En cas d’agression ancienne de plus de 1 an :

- Bilan sérologique initial unique.

BILAN PRÉ-THÉRAPEUTIQUE

En cas de mise en route en urgence d’un traitement antirétroviral, un bilan sanguin préthérapeutique est effectué selon la prescription du médecin référent des accidents d’exposition au risque de transmission du VIH.

Bilan sanguin habituellement recommandé :
- NFS, plaquettes
- Ionogramme, créatinine
- Bilan hépatique : transaminases, gamma-GT, bilirubine totale, phosphatases alcalines
- Amylase, lipase.

RECHERCHE DE TOXIQUES

But : Identifier une soumission médicamenteuse ou toxique en cas d’agression récente.

1. Indications

- Signes d’appels : Confusion, amnésie, ivresse, hallucinations, hébétude, malaise...

Signes neurovégétatifs : hypotonie, hypotension, bradycardie...

- Déclarations de la victime alléguant une intoxication volontaire ou non (alcool, toxiques, médicaments...).

2. Moyens

Sang :

- 1 tube sec pour recherche standard de psychotropes : Antidépresseurs tricycliques, Barbituriques, Benzodiazépines
- 1 tube sec supplémentaire pour autres recherches sur indication particulière.
- 1 tube pour alcoolémie.

Urines :

- 1 flacon à ECBU de 30 ml pour recherche de psychotropes : Antidépresseurs tricycliques, Barbituriques, Benzodiazépines, Carbamates, Phénothiazines
- 1 flacon supplémentaire de 30 ml pour autres recherches sur indication particulière : Cannabis, Amphétamine, Cocaïne, Méthadone, Ethanol, Opiacés, Ectasy, autres...

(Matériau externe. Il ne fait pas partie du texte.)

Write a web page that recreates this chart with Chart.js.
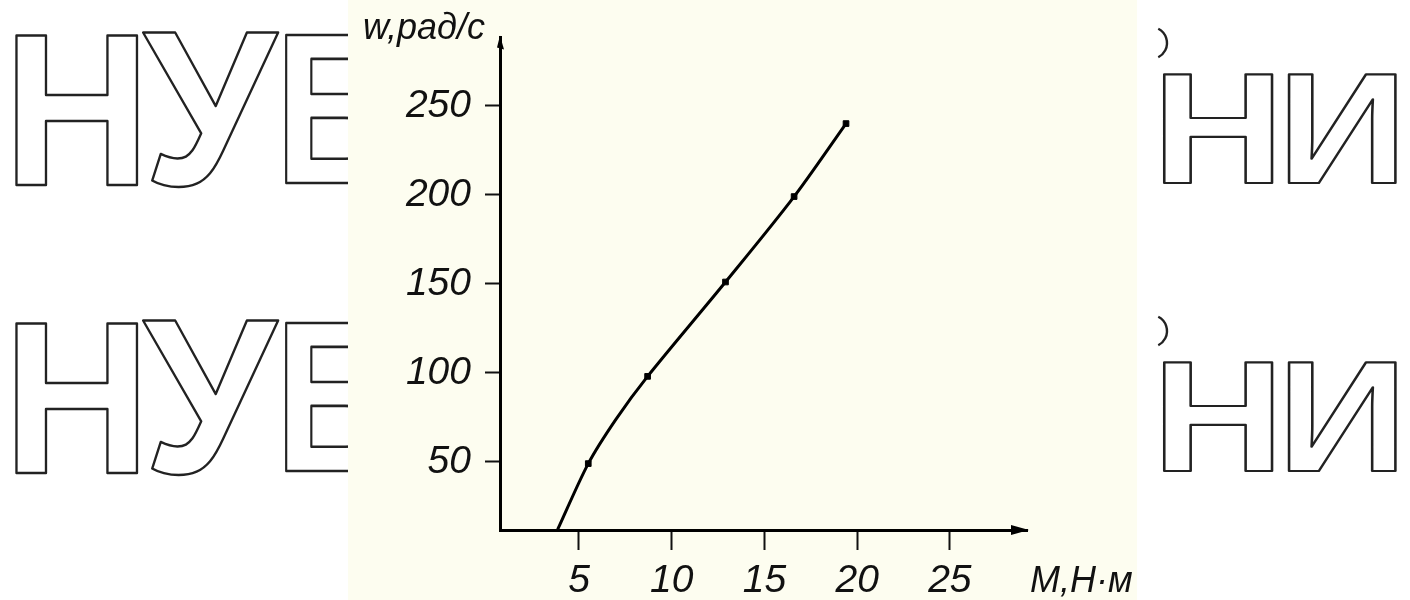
<!DOCTYPE html>
<html>
<head>
<meta charset="utf-8">
<title>w(M)</title>
<script src="https://cdn.jsdelivr.net/npm/chart.js@4.4.1/dist/chart.umd.min.js"></script>
<style>
  html, body { margin: 0; padding: 0; background: #fff; }
  canvas { display: block; }
</style>
</head>
<body>
<canvas id="myChart" width="1410" height="600"></canvas>
<script>
// measured points (M, N·m  ->  w, rad/s)
const pointM = [5.5, 8.7, 12.9, 16.6, 19.4];
const pointW = [49, 98, 151, 199, 240];

// points
const curveM = [3.85, 5.5, 7.0, 8.7, 12.9, 16.6, 19.4];
const curveW = [12, 49, 74, 98, 151, 199, 240];

// tick labels
const xTicks = [5, 10, 15, 20, 25];
const yTicks = [50, 100, 150, 200, 250];

// axis titles
const xTitle = 'М,Н·м';
const yTitle = 'w,рад/с';

// axis ranges (axes of the scan do not start at zero)
const X_MIN = 0.74, X_MAX = 29.16;
const Y_MIN = 11.7, Y_MAX = 288.4;

const FONT = '"Liberation Sans", Arial, sans-serif';
const INK = '#111';

function toXY(xs, ys) {
  return xs.map((x, i) => ({ x: x, y: ys[i] }));
}

// outlined letter fitted into a box (watermark behind the scan)
function outlineLetter(ctx, ch, x0, y0, x1, y1) {
  ctx.save();
  ctx.font = 'bold 100px ' + FONT;
  const m = ctx.measureText(ch);
  const w = m.actualBoundingBoxLeft + m.actualBoundingBoxRight;
  const h = m.actualBoundingBoxAscent + m.actualBoundingBoxDescent;
  const sx = (x1 - x0) / w;
  const sy = (y1 - y0) / h;
  ctx.translate(x0 + m.actualBoundingBoxLeft * sx, y0 + m.actualBoundingBoxAscent * sy);
  ctx.scale(sx, sy);
  ctx.lineJoin = 'round';
  ctx.lineWidth = 2.4 / ((sx + sy) / 2);
  ctx.strokeStyle = '#222';
  ctx.strokeText(ch, 0, 0);
  ctx.restore();
}

const backgroundPlugin = {
  id: 'scanBackground',
  beforeDraw: (chart) => {
    const ctx = chart.ctx;
    ctx.save();
    ctx.fillStyle = '#fff';
    ctx.fillRect(0, 0, chart.width, chart.height);

    // two rows of the watermark, 288 px apart
    [0, 288].forEach(dy => {
      outlineLetter(ctx, 'Н', 15, 33 + dy, 138, 185 + dy);
      outlineLetter(ctx, 'У', 143, 33 + dy, 280, 187 + dy);
      outlineLetter(ctx, 'Б', 285, 35 + dy, 395, 183 + dy);
      outlineLetter(ctx, 'Н', 1163, 72 + dy, 1273, 183 + dy);
      outlineLetter(ctx, 'И', 1288, 72 + dy, 1397, 183 + dy);
      ctx.beginPath();
      ctx.strokeStyle = '#222';
      ctx.lineWidth = 2.4;
      ctx.arc(1151, 43 + dy, 16, -1.1, 1.1);
      ctx.stroke();
    });

    // the scanned page
    ctx.fillStyle = '#fdfdf0';
    ctx.fillRect(348, 0, 789, chart.height);
    ctx.restore();
  }
};

const axisPlugin = {
  id: 'axisArrows',
  afterDraw: (chart) => {
    const ctx = chart.ctx;
    const a = chart.chartArea;
    ctx.save();
    ctx.fillStyle = '#000';
    // arrow on the M axis
    ctx.beginPath();
    ctx.moveTo(a.right + 2, a.bottom);
    ctx.lineTo(a.right - 16, a.bottom - 5);
    ctx.lineTo(a.right - 16, a.bottom + 5);
    ctx.closePath();
    ctx.fill();
    // small arrow on the w axis
    ctx.beginPath();
    ctx.moveTo(a.left, a.top - 2);
    ctx.lineTo(a.left - 3, a.top + 10);
    ctx.lineTo(a.left + 4, a.top + 12);
    ctx.closePath();
    ctx.fill();

    // axis titles
    ctx.fillStyle = INK;
    ctx.textBaseline = 'alphabetic';
    ctx.textAlign = 'left';
    ctx.font = 'italic 36px ' + FONT;
    ctx.fillText(yTitle, 363, 39);
    ctx.fillText(xTitle, 1030, 592);
    ctx.restore();
  }
};

const config = {
  type: 'scatter',
  data: {
    datasets: [
      {
        label: 'curve',
        type: 'line',
        data: toXY(curveM, curveW),
        borderColor: '#000',
        borderWidth: 3,
        pointRadius: 0,
        tension: 0.3,
        fill: false,
        order: 2
      },
      {
        label: 'points',
        data: toXY(pointM, pointW),
        backgroundColor: '#000',
        borderColor: '#000',
        pointStyle: 'rect',
        pointRadius: 4,
        order: 1
      }
    ]
  },
  options: {
    responsive: false,
    animation: false,
    devicePixelRatio: 1,
    layout: { padding: { left: 0, top: 37, right: 383, bottom: 0 } },
    plugins: {
      legend: { display: false },
      tooltip: { enabled: false },
      title: { display: false }
    },
    scales: {
      x: {
        type: 'linear',
        min: X_MIN,
        max: X_MAX,
        afterBuildTicks: (scale) => { scale.ticks = xTicks.map(v => ({ value: v })); },
        afterFit: (scale) => { scale.height = 70; },
        grid: { drawOnChartArea: false, drawTicks: true, tickLength: 20, tickWidth: 2, tickColor: INK },
        border: { display: true, color: '#000', width: 3 },
        ticks: {
          color: INK,
          autoSkip: false,
          maxRotation: 0,
          padding: 8,
          font: { family: FONT, size: 39, style: 'italic' }
        }
      },
      y: {
        type: 'linear',
        min: Y_MIN,
        max: Y_MAX,
        afterBuildTicks: (scale) => { scale.ticks = yTicks.map(v => ({ value: v })); },
        afterFit: (scale) => { scale.width = 500; },
        grid: { drawOnChartArea: false, drawTicks: true, tickLength: 15, tickWidth: 2, tickColor: INK },
        border: { display: true, color: '#000', width: 3 },
        ticks: {
          color: INK,
          autoSkip: false,
          padding: 14,
          font: { family: FONT, size: 39, style: 'italic' }
        }
      }
    }
  },
  plugins: [backgroundPlugin, axisPlugin]
};

let chart;

function createChart() {
  const ctx = document.getElementById('myChart').getContext('2d');
  if (chart) {
    chart.destroy();
  }
  chart = new Chart(ctx, config);
}

window.onload = createChart;
</script>
</body>
</html>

Produits de vomissements ou liquide gastrique :

Si possible, recueillir le maximum de produit dans un pot en plastique.
- 1 flacon pour recherche standard : Antidépresseurs tricycliques, Benzodiazépines, Barbituriques, Carbamates, Phénothiazines.
- 1 flacon supplémentaire pour autres recherches sur indication particulière.

3 Acheminement au laboratoire de toxicologie

Toujours accompagner les échantillons d’une fiche de renseignements cliniques adressée en même temps au laboratoire de toxicologie.

Prendre éventuellement contact avec le laboratoire pour expliquer le contexte (clinique et/ou médico-légal) afin de cibler au mieux les investigations.

Dans le cadre d'une réquisition :

- le préciser sur la fiche de renseignements cliniques pour que les prélèvements non utilisés soient réservés.

- faire les prélèvements en double pour une éventuelle contre-expertise.

- faire mettre les scellés par les autorités requérantes.

Délai d’acheminement :

- En cas d’urgence médicale : acheminer sans délai au laboratoire.

- Sinon, en l’absence d’urgence médicale : conservation possible au réfrigérateur à 4- C pendant 48 h, sinon congélation (Sang, Urines, Liquide gastrique).